Der französische Schriftsteller und Dramatiker Philippe Claudel ist Jahrgang 1962, und die Schatten des Ersten Weltkriegs, die Depressionen der Nachkriegszeit reichen nicht weit genug, um die Düsternis dieses im Jahre 2003 veröffentlichten und mit dem Prix Renaudot ausgezeichneten Romans zu erklären. Auch irritiert zunächst, dass die kleine Ermordete „Belle de Jour” genannt wird, was eher an Buñuels gleichnamigen Film und Cathérine Deneuve denken lässt, als an ein liliengleiches Kind, das man in eine Provinzschenke verpflanzt hat.
„Vor allem die Kleine”, so erinnert sich der Erzähler an sie und ihre älteren Schwestern, „wirkte auf mich so frisch, daß sie mir von unserer Welt immer weit entfernt vorkam.” Nachdem sie ganz daraus verschwunden ist, gewinnt in den grauen Seelen des Romans das Schwarz zunehmend die Oberhand. Zumindest aus der Sicht des Erzählers, der, wie man dann am Ende erfährt, die Geschichte wiedergibt, um ein eigenes, nie bereutes Verbrechen zu gestehen.

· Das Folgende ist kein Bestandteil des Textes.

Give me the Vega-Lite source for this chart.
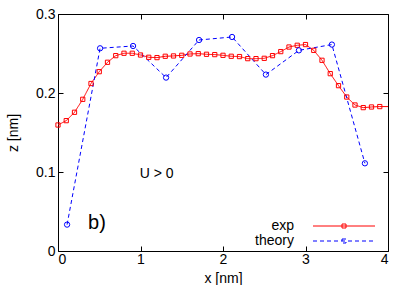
{
  "$schema": "https://vega.github.io/schema/vega-lite/v6.json",
  "width": 330,
  "height": 237,
  "autosize": {"type": "none"},
  "padding": {"left": 58, "top": 14, "right": 19, "bottom": 34},
  "background": "white",
  "config": {
    "font": "Liberation Sans",
    "view": {"stroke": "black", "strokeWidth": 1},
    "axis": {
      "grid": false,
      "domain": false,
      "tickColor": "black",
      "tickSize": -5,
      "tickWidth": 1,
      "labelColor": "black",
      "labelFontSize": 14,
      "titleColor": "black",
      "titleFontSize": 14,
      "titleFontWeight": "normal"
    },
    "legend": {
      "orient": "none",
      "legendX": 279,
      "legendY": 205,
      "padding": 0,
      "symbolType": "M-24,0M-7.75,0H7.75M-0.5,-0.5H0.5V0.5H-0.5Z",
      "symbolSize": 64,
      "symbolStrokeWidth": 1,
      "labelAlign": "right",
      "labelOffset": -57,
      "labelFontSize": 14,
      "labelColor": "black",
      "rowPadding": 1
    }
  },
  "data": {
    "values": [
      {"x": 0.0, "z": 0.1595, "series": "exp"},
      {"x": 0.1, "z": 0.165, "series": "exp"},
      {"x": 0.2, "z": 0.1756, "series": "exp"},
      {"x": 0.3, "z": 0.192, "series": "exp"},
      {"x": 0.4, "z": 0.212, "series": "exp"},
      {"x": 0.5, "z": 0.227, "series": "exp"},
      {"x": 0.6, "z": 0.2389, "series": "exp"},
      {"x": 0.7, "z": 0.2473, "series": "exp"},
      {"x": 0.8, "z": 0.2503, "series": "exp"},
      {"x": 0.9, "z": 0.2503, "series": "exp"},
      {"x": 1.0, "z": 0.2481, "series": "exp"},
      {"x": 1.1, "z": 0.2452, "series": "exp"},
      {"x": 1.2, "z": 0.2448, "series": "exp"},
      {"x": 1.3, "z": 0.2465, "series": "exp"},
      {"x": 1.4, "z": 0.2469, "series": "exp"},
      {"x": 1.5, "z": 0.2477, "series": "exp"},
      {"x": 1.6, "z": 0.2494, "series": "exp"},
      {"x": 1.7, "z": 0.2498, "series": "exp"},
      {"x": 1.8, "z": 0.249, "series": "exp"},
      {"x": 1.9, "z": 0.2486, "series": "exp"},
      {"x": 2.0, "z": 0.2477, "series": "exp"},
      {"x": 2.1, "z": 0.2465, "series": "exp"},
      {"x": 2.2, "z": 0.2461, "series": "exp"},
      {"x": 2.3, "z": 0.2435, "series": "exp"},
      {"x": 2.4, "z": 0.2435, "series": "exp"},
      {"x": 2.5, "z": 0.2439, "series": "exp"},
      {"x": 2.6, "z": 0.2473, "series": "exp"},
      {"x": 2.7, "z": 0.2524, "series": "exp"},
      {"x": 2.8, "z": 0.2582, "series": "exp"},
      {"x": 2.9, "z": 0.2604, "series": "exp"},
      {"x": 3.0, "z": 0.2613, "series": "exp"},
      {"x": 3.1, "z": 0.254, "series": "exp"},
      {"x": 3.2, "z": 0.2414, "series": "exp"},
      {"x": 3.3, "z": 0.2245, "series": "exp"},
      {"x": 3.4, "z": 0.2093, "series": "exp"},
      {"x": 3.5, "z": 0.1949, "series": "exp"},
      {"x": 3.6, "z": 0.1848, "series": "exp"},
      {"x": 3.7, "z": 0.1815, "series": "exp"},
      {"x": 3.8, "z": 0.1823, "series": "exp"},
      {"x": 3.9, "z": 0.1828, "series": "exp"},
      {"x": 4.0, "z": 0.1828, "series": "exp"},
      {"x": 0.11, "z": 0.0334, "series": "theory"},
      {"x": 0.51, "z": 0.2566, "series": "theory"},
      {"x": 0.91, "z": 0.2595, "series": "theory"},
      {"x": 1.31, "z": 0.2195, "series": "theory"},
      {"x": 1.71, "z": 0.2671, "series": "theory"},
      {"x": 2.11, "z": 0.2709, "series": "theory"},
      {"x": 2.52, "z": 0.2233, "series": "theory"},
      {"x": 2.92, "z": 0.254, "series": "theory"},
      {"x": 3.32, "z": 0.2613, "series": "theory"},
      {"x": 3.72, "z": 0.111, "series": "theory"}
    ]
  },
  "layer": [
    {
      "mark": {"type": "line", "strokeWidth": 1},
      "encoding": {
        "x": {
          "field": "x", "type": "quantitative",
          "scale": {"domain": [0, 4], "nice": false},
          "axis": {"orient": "bottom", "title": "x [nm]", "values": [0, 1, 2, 3, 4], "format": "d", "labelPadding": 6, "titlePadding": 5}
        },
        "y": {
          "field": "z", "type": "quantitative",
          "scale": {"domain": [0, 0.3], "nice": false, "zero": false},
          "axis": {"orient": "left", "title": "z [nm]", "values": [0, 0.1, 0.2, 0.3], "format": "~g", "labelPadding": 8, "titlePadding": 15}
        },
        "color": {
          "field": "series", "type": "nominal", "title": null,
          "scale": {"domain": ["exp", "theory"], "range": ["#ff0000", "#0000ff"]}
        },
        "strokeDash": {
          "field": "series", "type": "nominal", "title": null,
          "scale": {"domain": ["exp", "theory"], "range": [[1, 0], [4, 3]]}
        }
      }
    },
    {
      "transform": [{"filter": "datum.series === 'exp' && datum.x < 4"}],
      "mark": {"type": "point", "shape": "square", "filled": false, "strokeWidth": 1, "opacity": 1, "color": "#ff0000", "size": 18},
      "encoding": {
        "x": {
          "field": "x", "type": "quantitative",
          "axis": {"orient": "top", "title": null, "labels": false, "values": [0, 1, 2, 3, 4]}
        },
        "y": {
          "field": "z", "type": "quantitative",
          "axis": {"orient": "right", "title": null, "labels": false, "values": [0, 0.1, 0.2, 0.3]}
        }
      }
    },
    {
      "transform": [{"filter": "datum.series === 'theory'"}],
      "mark": {"type": "point", "shape": "circle", "filled": false, "strokeWidth": 1, "opacity": 1, "color": "#0000ff", "size": 28},
      "encoding": {
        "x": {"field": "x", "type": "quantitative", "axis": null},
        "y": {"field": "z", "type": "quantitative", "axis": null}
      }
    },
    {
      "data": {"values": [{}]},
      "mark": {"type": "text", "text": "U > 0", "fontSize": 14, "align": "left", "baseline": "middle", "color": "black"},
      "encoding": {
        "x": {"datum": 0.99, "type": "quantitative", "axis": null},
        "y": {"datum": 0.098, "type": "quantitative", "axis": null}
      }
    },
    {
      "data": {"values": [{}]},
      "mark": {"type": "text", "text": "b)", "fontSize": 20, "align": "left", "baseline": "middle", "color": "black"},
      "encoding": {
        "x": {"datum": 0.365, "type": "quantitative", "axis": null},
        "y": {"datum": 0.036, "type": "quantitative", "axis": null}
      }
    }
  ]
}
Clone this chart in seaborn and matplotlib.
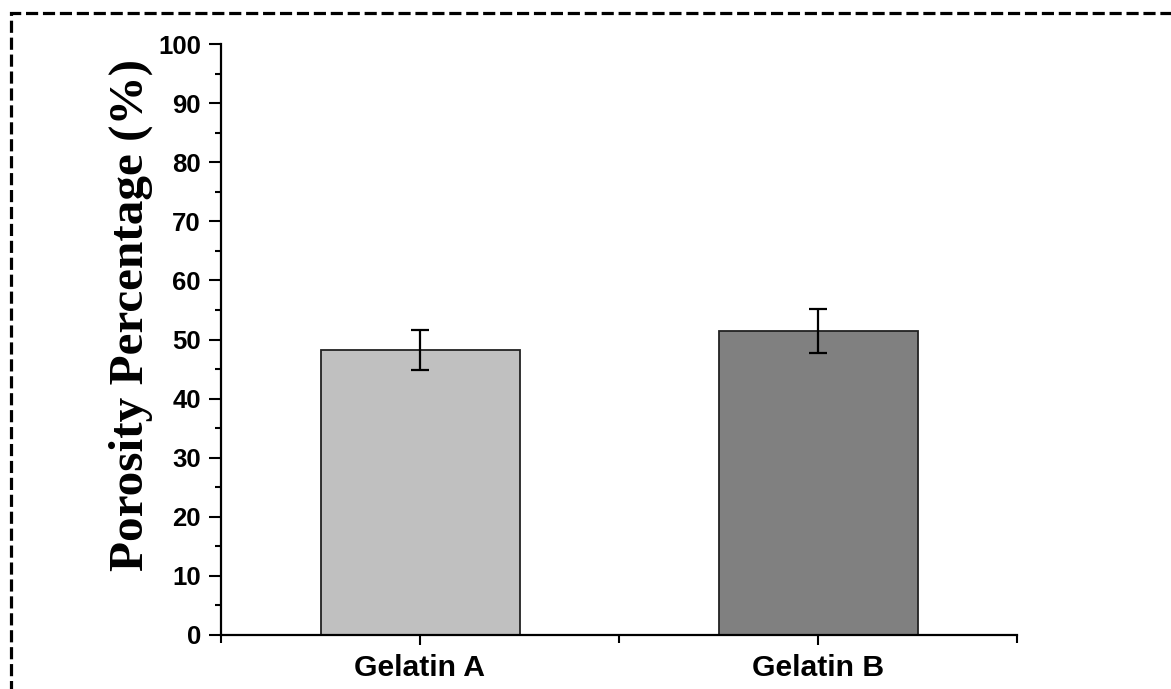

Claudels Roman ist ein Seelendrama, mit großem Können bewusst zeitenthoben inszeniert. Die äußere Handlung ist nur ein Schattenspiel, mit dem der Erzähler seine eigene Tragödie in Szene setzt. Der schwarze Kern ist die Geschichte eines Mannes, der die Leere, in der ihn der Tod seiner Frau zurückgelassen hat, so lange mit Finsternis füllt, bis es auch für ihn endlich Zeit geworden ist, daraus zu verschwinden.
ULRICH BARON
PHILIPPE CLAUDEL: Die grauen Seelen. Aus dem Französischen von Christiane Seiler. Rowohlt Verlag, Reinbek 2004. 239 Seiten, 19,90 Euro.